Gardaí, fire service personnel, RNLI volunteers and Galway County Council road crews were monitoring the situation.
All routes in the area are now passable, although concerns remain about the Dooneen Bridge just off the road from Clifden to Ballyconneely.
Council engineers are checking the bridge to see if it has sustained any structural damage, given the huge volume of water flowing underneath it.
Water levels on the Owenglin River dropped by about 1.8 metres from noon onward.
Locals say the speed at which the flooding occurred is unprecedented.
The manager of the Abbeyglen Castle Hotel in Clifden said the flooding is like nothing he has seen before, describing the deluge as “absolutely terrible”.
Speaking on RTÉ’s News at One, Brian Hughes said the flooding has caused more damage to local properties and lands than the recent storms did.
He said rising river waters have closed roads and blocked off bridges into Clifden and Roundstone, with one local holiday village evacuated of residents and closed after the bridge leading to it was below water.
Mr Hughes said his hotel has been protected so far by a flood defence system it installed in 2014.
He said the “deluge of rain coming down the Owenglin River is absolutely terrible” and he has never seen it burst its banks like this before.
Mr Hughes said that it has been the most horrendous year for hoteliers and businesses.
He said the flooding follows four months of closures and said “we are doing our best to keep going and to stay positive and to try and look after our customers and staff as best we can”.
A senior climatologist at Met Éireann said the amount of rainfall during August and in recent days “is what we would expect in a changing warming world”.
Speaking on RTÉ’s News at One, Keith Lampkin said in “August was unusual” as it saw two named storms back-to-back so late in the storm season.
He said climatologists are constantly looking at trends in climate, adding: “Climate is the average weather over a 30-year period.

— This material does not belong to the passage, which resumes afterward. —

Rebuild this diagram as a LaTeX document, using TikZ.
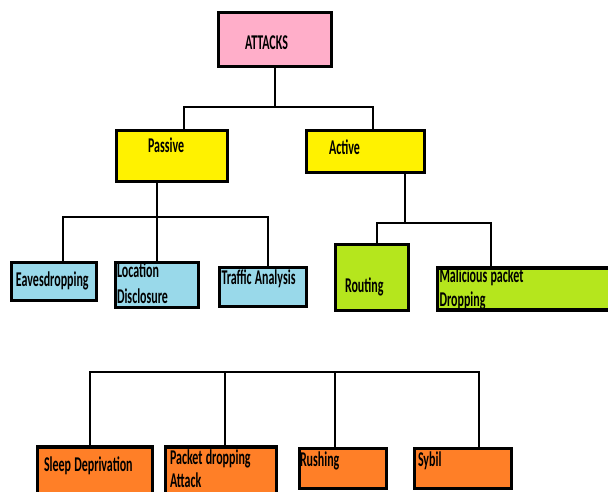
\documentclass[tikz,border=0pt]{standalone}
\usepackage{fontspec}
\setmainfont{Carlito}[FakeStretch=0.57]
\definecolor{paintRose}{HTML}{FFAEC9}
\definecolor{paintYellow}{HTML}{FFF200}
\definecolor{paintBlue}{HTML}{99D9EA}
\definecolor{paintLime}{HTML}{B5E61D}
\definecolor{paintOrange}{HTML}{FF7F27}
\tikzset{
  box/.style={draw, line width=3.2pt, rectangle, inner sep=0pt, align=left,
    text height=14pt, text depth=4pt,
    font=\fontsize{21}{20.4}\selectfont\bfseries,
    execute at begin node={\spaceskip=3.2pt\relax}},
  wire/.style={line width=2.8pt, line join=miter},
}
\begin{document}
\begin{tikzpicture}[x=1pt, y=-1pt]
% Page size of the picture
\useasboundingbox (0,0) rectangle (608,492);
\clip (0,0) rectangle (608,492);

% Top of the tree
\node[box, fill=paintRose, minimum width=113, minimum height=54, text width=60, text height=24pt] (attacks) at (275,39.5) {ATTACKS};
\node[box, fill=paintYellow, minimum width=111, minimum height=51, text width=48, text depth=20pt] (passive) at (172,156) {Passive};
\node[box, fill=paintYellow, minimum width=118, minimum height=42, text width=73, text depth=8pt] (active) at (365.5,151.5) {Active};

% Passive attacks
\node[box, fill=paintBlue, minimum width=85, minimum height=38, text width=76] (eaves) at (54,281.5) {Eavesdropping};
\node[box, fill=paintBlue, minimum width=83, minimum height=43, text width=80, text height=15pt, text depth=30pt] (location) at (157,285) {Location\\[5.6pt]Disclosure};
\node[box, fill=paintBlue, minimum width=87, minimum height=39, text width=83, text depth=20pt] (traffic) at (263,287) {Traffic Analysis};

% Active attacks
\node[box, fill=paintLime, minimum width=73, minimum height=66, text width=54, text height=34pt] (routing) at (372,277.5) {Routing};
\node[box, fill=paintLime, minimum width=175, minimum height=42, text width=171, text height=13pt, text depth=27pt] (malicious) at (525,289) {Malicious packet\\[3.6pt]Dropping};

% Bottom row
\node[box, fill=paintOrange, minimum width=115, minimum height=56, text width=102, text depth=22pt] (sleep) at (95,475) {Sleep Deprivation};
\node[box, fill=paintOrange, minimum width=111, minimum height=56, text width=102, text height=13pt, text depth=34pt] (packet) at (221,475) {Packet dropping\\[3pt]Attack};
\node[box, fill=paintOrange, minimum width=87, minimum height=40, text width=86, text depth=18pt] (rushing) at (343,468.5) {Rushing};
\node[box, fill=paintOrange, minimum width=97, minimum height=40, text width=90, text depth=18pt] (sybil) at (463,468.5) {Sybil};

% Bars of the tree
\coordinate (barAL) at (184,107);
\coordinate (barAR) at (373,107);
\coordinate (barBL) at (63,217);
\coordinate (barBR) at (268,217);
\coordinate (barCL) at (377,223);
\coordinate (barCM) at (405,223);
\coordinate (barCR) at (491,223);
\coordinate (barDL) at (90,372);
\coordinate (barDP) at (225,372);
\coordinate (barDS) at (335,372);
\coordinate (barDR) at (479,372);

% Connectors
\draw[wire] (attacks.south) -- (attacks.south |- barAL);
\draw[wire] (passive.north -| barAL) -- (barAL) -- (barAR) -- (active.north -| barAR);
\draw[wire] (passive.south -| location.north) -- (location.north);
\draw[wire] (eaves.north -| barBL) -- (barBL) -- (barBR) -- (traffic.north -| barBR);
\draw[wire] (active.south -| barCM) -- (barCM);
\draw[wire] (routing.north -| barCL) -- (barCL) -- (barCR) -- (malicious.north -| barCR);
\draw[wire] (sleep.north -| barDL) -- (barDL) -- (barDR) -- (sybil.north -| barDR);
\draw[wire] (barDP) -- (packet.north -| barDP);
\draw[wire] (barDS) -- (rushing.north -| barDS);
\end{tikzpicture}
\end{document}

Weather is what you see when you look out the window.”
He said climate trends are signalling that there will be roughly the same amount of rainfall over the course of a year, but the patterns of that rainfall are likely to change.
“It wasn’t just a wet June, July and August; it was an unusually dry March, April and May.
“But when you look at the whole year to date the amount of rain is in or around what we would normally expect but the pattern in how that rain has fallen, from a very, very dry spring to a quite wet summer, and that is what is causing the frustration.”